## RECORDS FOR THIS TASK:
• • • • • • •

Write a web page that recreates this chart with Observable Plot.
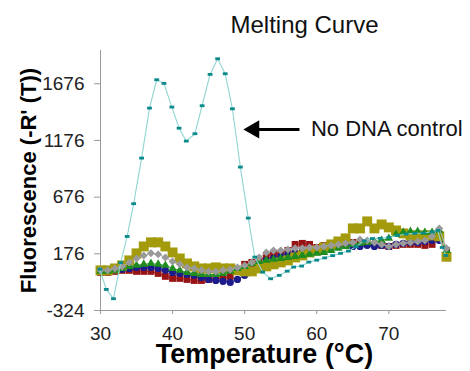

• • • • • • •

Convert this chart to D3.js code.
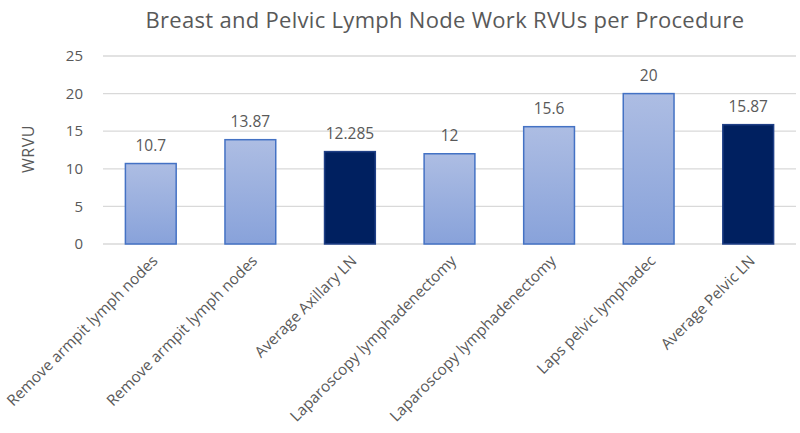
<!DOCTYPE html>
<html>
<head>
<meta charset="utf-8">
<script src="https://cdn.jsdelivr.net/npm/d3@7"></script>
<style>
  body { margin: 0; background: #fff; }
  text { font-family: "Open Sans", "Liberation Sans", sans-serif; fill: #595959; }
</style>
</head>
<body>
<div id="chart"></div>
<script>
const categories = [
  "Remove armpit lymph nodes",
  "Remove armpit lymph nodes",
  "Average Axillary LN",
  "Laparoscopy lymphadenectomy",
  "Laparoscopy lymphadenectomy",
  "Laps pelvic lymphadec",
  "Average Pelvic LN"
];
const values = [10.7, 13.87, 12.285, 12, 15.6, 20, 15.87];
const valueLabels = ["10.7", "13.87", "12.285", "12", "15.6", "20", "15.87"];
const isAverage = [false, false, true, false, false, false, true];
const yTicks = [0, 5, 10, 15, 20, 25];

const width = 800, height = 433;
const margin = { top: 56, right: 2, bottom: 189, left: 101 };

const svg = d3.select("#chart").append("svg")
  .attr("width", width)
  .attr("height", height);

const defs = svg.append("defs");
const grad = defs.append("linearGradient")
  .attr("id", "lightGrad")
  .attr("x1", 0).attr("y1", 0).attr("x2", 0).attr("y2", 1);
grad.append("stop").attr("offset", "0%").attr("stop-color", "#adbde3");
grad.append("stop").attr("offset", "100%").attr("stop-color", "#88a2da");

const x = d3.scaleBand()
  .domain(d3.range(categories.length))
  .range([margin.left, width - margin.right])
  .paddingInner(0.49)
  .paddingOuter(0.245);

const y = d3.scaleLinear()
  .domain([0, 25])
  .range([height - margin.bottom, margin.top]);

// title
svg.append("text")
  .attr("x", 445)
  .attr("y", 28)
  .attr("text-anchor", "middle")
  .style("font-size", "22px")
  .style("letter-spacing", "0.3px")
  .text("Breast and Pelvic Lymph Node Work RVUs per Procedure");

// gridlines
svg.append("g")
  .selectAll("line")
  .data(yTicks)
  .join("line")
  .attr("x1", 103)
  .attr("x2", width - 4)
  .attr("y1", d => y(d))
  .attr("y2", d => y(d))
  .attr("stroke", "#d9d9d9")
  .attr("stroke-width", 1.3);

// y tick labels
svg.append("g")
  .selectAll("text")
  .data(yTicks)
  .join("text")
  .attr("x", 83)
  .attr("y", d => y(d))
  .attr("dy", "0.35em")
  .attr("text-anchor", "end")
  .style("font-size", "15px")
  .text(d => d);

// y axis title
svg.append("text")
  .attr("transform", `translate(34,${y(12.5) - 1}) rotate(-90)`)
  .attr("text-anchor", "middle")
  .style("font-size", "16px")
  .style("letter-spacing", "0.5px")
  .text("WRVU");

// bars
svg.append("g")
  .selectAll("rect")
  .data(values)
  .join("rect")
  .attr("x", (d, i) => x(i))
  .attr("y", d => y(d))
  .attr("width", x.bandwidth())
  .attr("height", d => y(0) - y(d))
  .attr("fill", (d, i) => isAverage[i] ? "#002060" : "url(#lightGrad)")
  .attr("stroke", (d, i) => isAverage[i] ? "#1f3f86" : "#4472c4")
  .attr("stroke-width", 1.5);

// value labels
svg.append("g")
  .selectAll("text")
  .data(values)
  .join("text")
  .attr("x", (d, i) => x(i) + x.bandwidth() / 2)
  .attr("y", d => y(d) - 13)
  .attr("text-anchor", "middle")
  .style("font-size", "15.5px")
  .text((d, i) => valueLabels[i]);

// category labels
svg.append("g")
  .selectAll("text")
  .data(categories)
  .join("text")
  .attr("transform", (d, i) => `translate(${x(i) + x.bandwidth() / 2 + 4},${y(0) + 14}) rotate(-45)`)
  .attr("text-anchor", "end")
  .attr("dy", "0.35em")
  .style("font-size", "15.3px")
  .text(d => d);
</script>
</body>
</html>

• • • • • • •

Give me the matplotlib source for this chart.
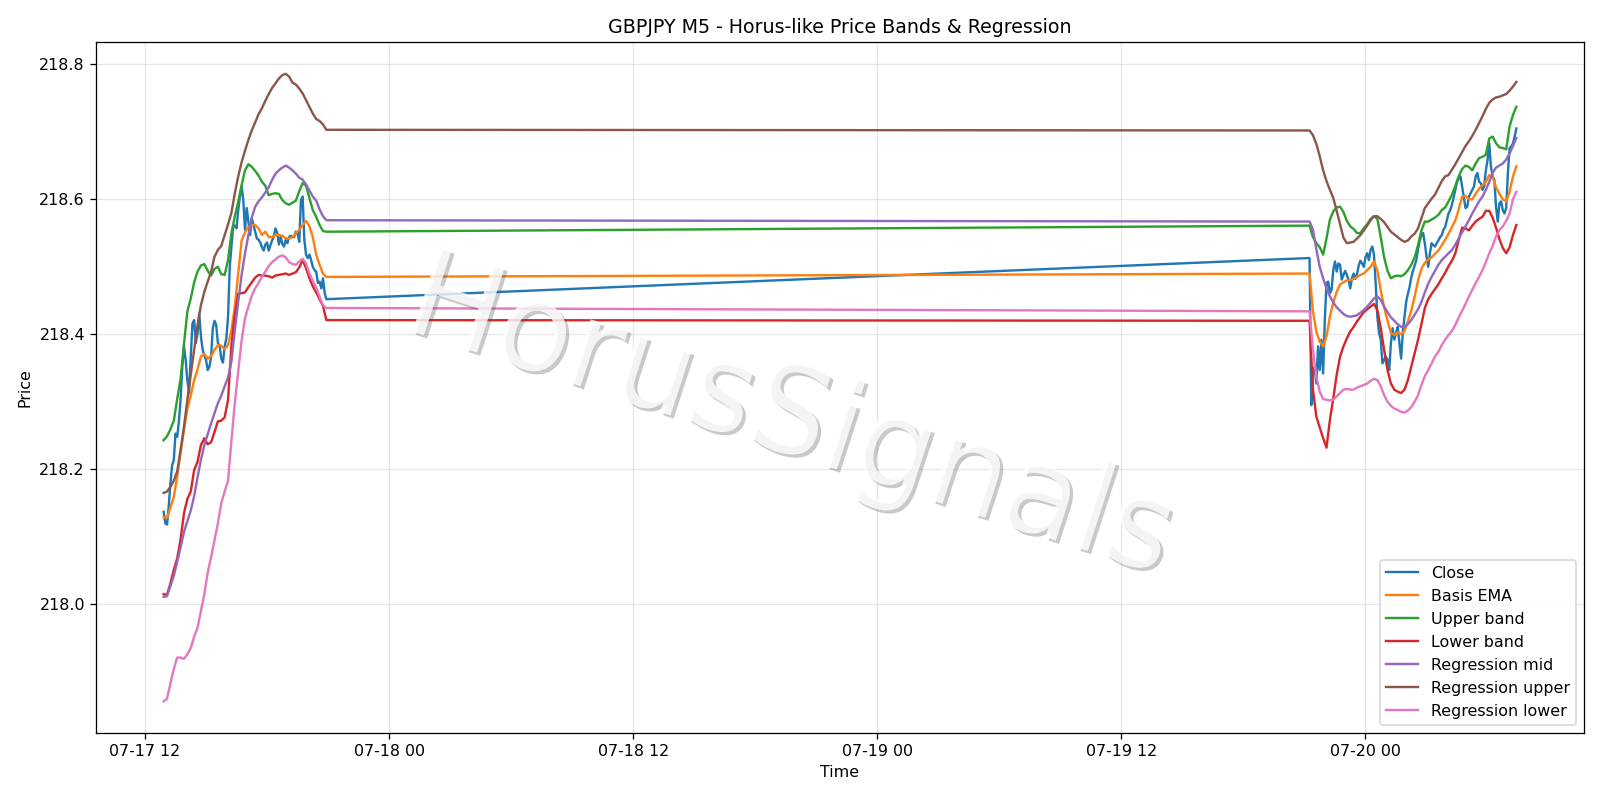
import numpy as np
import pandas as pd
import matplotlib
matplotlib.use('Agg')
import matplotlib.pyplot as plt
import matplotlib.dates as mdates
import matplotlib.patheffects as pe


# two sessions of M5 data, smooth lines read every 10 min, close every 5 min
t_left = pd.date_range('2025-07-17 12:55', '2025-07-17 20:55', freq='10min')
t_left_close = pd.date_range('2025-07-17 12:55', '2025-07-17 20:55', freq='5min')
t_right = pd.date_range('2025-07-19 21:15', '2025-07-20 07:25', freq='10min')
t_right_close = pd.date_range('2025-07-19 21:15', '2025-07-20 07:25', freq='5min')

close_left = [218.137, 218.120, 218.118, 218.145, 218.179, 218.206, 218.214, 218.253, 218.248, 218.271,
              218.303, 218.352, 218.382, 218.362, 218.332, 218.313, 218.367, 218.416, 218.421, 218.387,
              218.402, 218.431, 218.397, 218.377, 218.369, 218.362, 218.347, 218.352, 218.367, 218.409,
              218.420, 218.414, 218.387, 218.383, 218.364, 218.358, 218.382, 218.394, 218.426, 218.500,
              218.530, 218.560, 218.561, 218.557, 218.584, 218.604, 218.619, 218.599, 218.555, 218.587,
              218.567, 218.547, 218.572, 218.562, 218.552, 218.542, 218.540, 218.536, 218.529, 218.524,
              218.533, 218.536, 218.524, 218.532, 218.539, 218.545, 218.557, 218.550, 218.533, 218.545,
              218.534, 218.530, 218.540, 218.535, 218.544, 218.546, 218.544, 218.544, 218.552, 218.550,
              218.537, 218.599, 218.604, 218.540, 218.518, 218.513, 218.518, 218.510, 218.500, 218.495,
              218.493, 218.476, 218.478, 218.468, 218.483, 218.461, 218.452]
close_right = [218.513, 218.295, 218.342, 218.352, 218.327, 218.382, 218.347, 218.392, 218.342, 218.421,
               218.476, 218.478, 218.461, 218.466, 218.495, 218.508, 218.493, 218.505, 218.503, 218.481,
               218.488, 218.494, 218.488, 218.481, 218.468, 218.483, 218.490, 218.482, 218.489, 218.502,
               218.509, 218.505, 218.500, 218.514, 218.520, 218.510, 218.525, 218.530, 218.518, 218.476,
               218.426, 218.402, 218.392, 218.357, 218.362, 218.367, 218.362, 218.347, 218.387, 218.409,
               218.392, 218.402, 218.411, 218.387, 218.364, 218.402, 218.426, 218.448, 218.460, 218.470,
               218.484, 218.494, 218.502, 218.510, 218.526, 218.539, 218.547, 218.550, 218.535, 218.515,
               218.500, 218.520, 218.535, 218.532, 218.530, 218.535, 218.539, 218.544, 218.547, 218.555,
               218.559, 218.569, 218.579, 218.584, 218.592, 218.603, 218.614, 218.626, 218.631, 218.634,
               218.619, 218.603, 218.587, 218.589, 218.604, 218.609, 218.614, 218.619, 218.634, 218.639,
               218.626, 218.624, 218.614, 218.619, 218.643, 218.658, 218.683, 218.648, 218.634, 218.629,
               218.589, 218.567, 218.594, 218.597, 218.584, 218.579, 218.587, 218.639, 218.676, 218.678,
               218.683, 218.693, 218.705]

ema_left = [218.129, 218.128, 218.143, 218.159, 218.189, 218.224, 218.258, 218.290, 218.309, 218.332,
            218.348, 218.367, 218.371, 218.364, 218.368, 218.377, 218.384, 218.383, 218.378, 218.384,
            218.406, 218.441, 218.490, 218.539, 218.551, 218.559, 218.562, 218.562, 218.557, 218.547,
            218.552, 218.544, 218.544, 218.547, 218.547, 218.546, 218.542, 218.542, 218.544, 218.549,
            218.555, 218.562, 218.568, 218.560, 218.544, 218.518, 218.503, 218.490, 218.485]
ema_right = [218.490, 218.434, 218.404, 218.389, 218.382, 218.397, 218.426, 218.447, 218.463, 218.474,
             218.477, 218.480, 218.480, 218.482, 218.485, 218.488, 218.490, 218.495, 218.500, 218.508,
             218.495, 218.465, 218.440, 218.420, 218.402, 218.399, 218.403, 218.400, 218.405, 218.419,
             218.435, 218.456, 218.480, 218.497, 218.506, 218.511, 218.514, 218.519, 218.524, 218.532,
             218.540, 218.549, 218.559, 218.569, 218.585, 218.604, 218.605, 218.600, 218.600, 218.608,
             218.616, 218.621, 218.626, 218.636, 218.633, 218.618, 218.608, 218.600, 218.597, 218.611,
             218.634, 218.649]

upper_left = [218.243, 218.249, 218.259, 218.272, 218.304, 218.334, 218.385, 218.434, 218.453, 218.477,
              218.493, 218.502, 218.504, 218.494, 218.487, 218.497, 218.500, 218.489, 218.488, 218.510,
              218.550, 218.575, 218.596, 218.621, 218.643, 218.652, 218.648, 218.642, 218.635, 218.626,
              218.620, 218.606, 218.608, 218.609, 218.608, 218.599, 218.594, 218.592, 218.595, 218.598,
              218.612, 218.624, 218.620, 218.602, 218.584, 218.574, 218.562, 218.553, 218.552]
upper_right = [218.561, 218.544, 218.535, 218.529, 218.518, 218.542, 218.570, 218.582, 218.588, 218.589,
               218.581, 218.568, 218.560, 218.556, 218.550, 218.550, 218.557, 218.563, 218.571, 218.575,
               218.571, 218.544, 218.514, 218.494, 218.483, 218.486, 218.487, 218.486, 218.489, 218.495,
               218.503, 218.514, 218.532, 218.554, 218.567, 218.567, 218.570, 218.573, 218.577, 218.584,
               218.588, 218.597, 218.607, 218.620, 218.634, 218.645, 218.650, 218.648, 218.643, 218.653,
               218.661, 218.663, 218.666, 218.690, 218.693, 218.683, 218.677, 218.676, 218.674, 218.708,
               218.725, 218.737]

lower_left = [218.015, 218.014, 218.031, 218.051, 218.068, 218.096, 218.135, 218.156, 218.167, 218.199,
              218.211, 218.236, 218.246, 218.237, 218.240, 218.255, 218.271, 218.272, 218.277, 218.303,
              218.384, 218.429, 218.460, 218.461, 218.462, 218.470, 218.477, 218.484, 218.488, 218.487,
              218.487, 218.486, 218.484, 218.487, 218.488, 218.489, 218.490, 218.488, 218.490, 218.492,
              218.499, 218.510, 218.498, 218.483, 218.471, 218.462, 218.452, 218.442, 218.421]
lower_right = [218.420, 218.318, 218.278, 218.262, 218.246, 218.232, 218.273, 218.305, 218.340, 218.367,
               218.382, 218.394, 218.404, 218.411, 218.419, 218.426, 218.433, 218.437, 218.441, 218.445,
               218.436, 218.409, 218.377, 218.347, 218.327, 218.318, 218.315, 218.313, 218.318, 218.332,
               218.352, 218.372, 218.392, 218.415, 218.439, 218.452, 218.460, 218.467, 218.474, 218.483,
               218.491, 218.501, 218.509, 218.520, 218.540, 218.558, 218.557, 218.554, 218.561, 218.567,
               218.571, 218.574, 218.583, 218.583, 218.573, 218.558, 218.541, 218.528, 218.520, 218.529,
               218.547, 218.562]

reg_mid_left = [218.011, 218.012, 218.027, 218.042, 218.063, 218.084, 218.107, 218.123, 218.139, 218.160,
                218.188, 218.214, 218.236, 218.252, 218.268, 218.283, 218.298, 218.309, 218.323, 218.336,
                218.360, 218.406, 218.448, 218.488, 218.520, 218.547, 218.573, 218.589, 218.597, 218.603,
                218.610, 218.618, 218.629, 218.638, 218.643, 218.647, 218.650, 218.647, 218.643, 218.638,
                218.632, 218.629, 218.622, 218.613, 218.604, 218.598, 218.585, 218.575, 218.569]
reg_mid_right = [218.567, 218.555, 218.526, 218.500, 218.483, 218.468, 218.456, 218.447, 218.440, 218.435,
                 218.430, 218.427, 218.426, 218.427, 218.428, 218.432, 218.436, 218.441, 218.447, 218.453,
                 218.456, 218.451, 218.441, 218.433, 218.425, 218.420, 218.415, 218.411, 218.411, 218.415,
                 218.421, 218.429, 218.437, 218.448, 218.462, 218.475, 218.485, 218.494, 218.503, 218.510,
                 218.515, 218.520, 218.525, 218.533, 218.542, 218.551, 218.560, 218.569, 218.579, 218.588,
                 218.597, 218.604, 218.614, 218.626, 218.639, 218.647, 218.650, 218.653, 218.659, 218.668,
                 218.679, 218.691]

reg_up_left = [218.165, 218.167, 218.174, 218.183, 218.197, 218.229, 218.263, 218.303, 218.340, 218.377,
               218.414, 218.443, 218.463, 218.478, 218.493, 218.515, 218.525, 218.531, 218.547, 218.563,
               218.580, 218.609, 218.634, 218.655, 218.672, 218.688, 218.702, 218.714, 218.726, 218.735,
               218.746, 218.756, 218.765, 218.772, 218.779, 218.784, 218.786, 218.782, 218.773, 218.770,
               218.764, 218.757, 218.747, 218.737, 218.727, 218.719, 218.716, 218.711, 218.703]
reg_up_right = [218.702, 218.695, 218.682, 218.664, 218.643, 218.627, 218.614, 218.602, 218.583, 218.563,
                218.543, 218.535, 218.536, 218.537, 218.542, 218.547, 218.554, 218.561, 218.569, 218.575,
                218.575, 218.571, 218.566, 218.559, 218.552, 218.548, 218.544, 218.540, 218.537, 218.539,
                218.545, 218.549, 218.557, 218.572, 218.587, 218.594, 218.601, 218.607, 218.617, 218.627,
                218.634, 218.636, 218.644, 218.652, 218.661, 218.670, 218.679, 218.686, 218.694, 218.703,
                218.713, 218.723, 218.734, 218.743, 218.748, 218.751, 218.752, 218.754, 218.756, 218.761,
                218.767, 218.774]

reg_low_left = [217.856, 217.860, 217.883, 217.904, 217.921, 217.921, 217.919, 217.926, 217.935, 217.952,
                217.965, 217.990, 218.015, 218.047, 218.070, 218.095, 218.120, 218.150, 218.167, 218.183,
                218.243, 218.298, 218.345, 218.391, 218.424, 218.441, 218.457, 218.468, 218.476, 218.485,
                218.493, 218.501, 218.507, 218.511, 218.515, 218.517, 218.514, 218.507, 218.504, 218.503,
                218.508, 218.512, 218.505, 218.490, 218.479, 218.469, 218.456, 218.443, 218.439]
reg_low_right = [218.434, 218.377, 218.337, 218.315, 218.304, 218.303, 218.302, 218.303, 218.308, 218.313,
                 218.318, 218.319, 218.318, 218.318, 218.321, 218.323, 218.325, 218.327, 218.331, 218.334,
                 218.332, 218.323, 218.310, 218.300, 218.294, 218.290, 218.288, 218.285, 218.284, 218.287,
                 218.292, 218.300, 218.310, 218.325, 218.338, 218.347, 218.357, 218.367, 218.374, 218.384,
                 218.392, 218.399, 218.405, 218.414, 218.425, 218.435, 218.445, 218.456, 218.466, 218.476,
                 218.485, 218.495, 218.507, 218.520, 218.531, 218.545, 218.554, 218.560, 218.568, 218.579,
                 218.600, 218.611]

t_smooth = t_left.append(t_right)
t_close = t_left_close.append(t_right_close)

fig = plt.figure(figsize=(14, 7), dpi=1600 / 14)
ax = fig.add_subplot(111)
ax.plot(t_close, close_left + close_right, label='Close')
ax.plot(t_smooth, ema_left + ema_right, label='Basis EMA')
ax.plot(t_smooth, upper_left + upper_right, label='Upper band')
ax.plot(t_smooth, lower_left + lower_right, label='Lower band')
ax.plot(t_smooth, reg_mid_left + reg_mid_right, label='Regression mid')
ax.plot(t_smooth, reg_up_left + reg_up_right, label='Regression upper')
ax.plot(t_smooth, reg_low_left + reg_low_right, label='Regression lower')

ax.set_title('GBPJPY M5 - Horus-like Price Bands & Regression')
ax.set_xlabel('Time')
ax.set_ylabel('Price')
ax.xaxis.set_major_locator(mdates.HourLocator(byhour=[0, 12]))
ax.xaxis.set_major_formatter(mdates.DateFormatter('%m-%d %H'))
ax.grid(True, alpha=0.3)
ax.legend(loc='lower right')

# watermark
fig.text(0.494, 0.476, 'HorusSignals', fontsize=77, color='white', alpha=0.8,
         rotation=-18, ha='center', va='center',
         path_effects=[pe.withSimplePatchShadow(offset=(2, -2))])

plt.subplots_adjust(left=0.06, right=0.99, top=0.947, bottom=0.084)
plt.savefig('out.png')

• • • • • • •

## REQUEST:
The first line to give again is the one with "Convert this chart to D3.js code.", and the last is the one with "and Pelvic Lymph". Repeat them and everything between exactly, minus the pictures.

## EXPECTED ANSWER:
Convert this chart to D3.js code.
<!DOCTYPE html>
<html>
<head>
<meta charset="utf-8">
<script src="https://cdn.jsdelivr.net/npm/d3@7"></script>
<style>
  body { margin: 0; background: #fff; }
  text { font-family: "Open Sans", "Liberation Sans", sans-serif; fill: #595959; }
</style>
</head>
<body>
<div id="chart"></div>
<script>
const categories = [
  "Remove armpit lymph nodes",
  "Remove armpit lymph nodes",
  "Average Axillary LN",
  "Laparoscopy lymphadenectomy",
  "Laparoscopy lymphadenectomy",
  "Laps pelvic lymphadec",
  "Average Pelvic LN"
];
const values = [10.7, 13.87, 12.285, 12, 15.6, 20, 15.87];
const valueLabels = ["10.7", "13.87", "12.285", "12", "15.6", "20", "15.87"];
const isAverage = [false, false, true, false, false, false, true];
const yTicks = [0, 5, 10, 15, 20, 25];

const width = 800, height = 433;
const margin = { top: 56, right: 2, bottom: 189, left: 101 };

const svg = d3.select("#chart").append("svg")
  .attr("width", width)
  .attr("height", height);

const defs = svg.append("defs");
const grad = defs.append("linearGradient")
  .attr("id", "lightGrad")
  .attr("x1", 0).attr("y1", 0).attr("x2", 0).attr("y2", 1);
grad.append("stop").attr("offset", "0%").attr("stop-color", "#adbde3");
grad.append("stop").attr("offset", "100%").attr("stop-color", "#88a2da");

const x = d3.scaleBand()
  .domain(d3.range(categories.length))
  .range([margin.left, width - margin.right])
  .paddingInner(0.49)
  .paddingOuter(0.245);

const y = d3.scaleLinear()
  .domain([0, 25])
  .range([height - margin.bottom, margin.top]);

// title
svg.append("text")
  .attr("x", 445)
  .attr("y", 28)
  .attr("text-anchor", "middle")
  .style("font-size", "22px")
  .style("letter-spacing", "0.3px")
  .text("Breast and Pelvic Lymph Node Work RVUs per Procedure");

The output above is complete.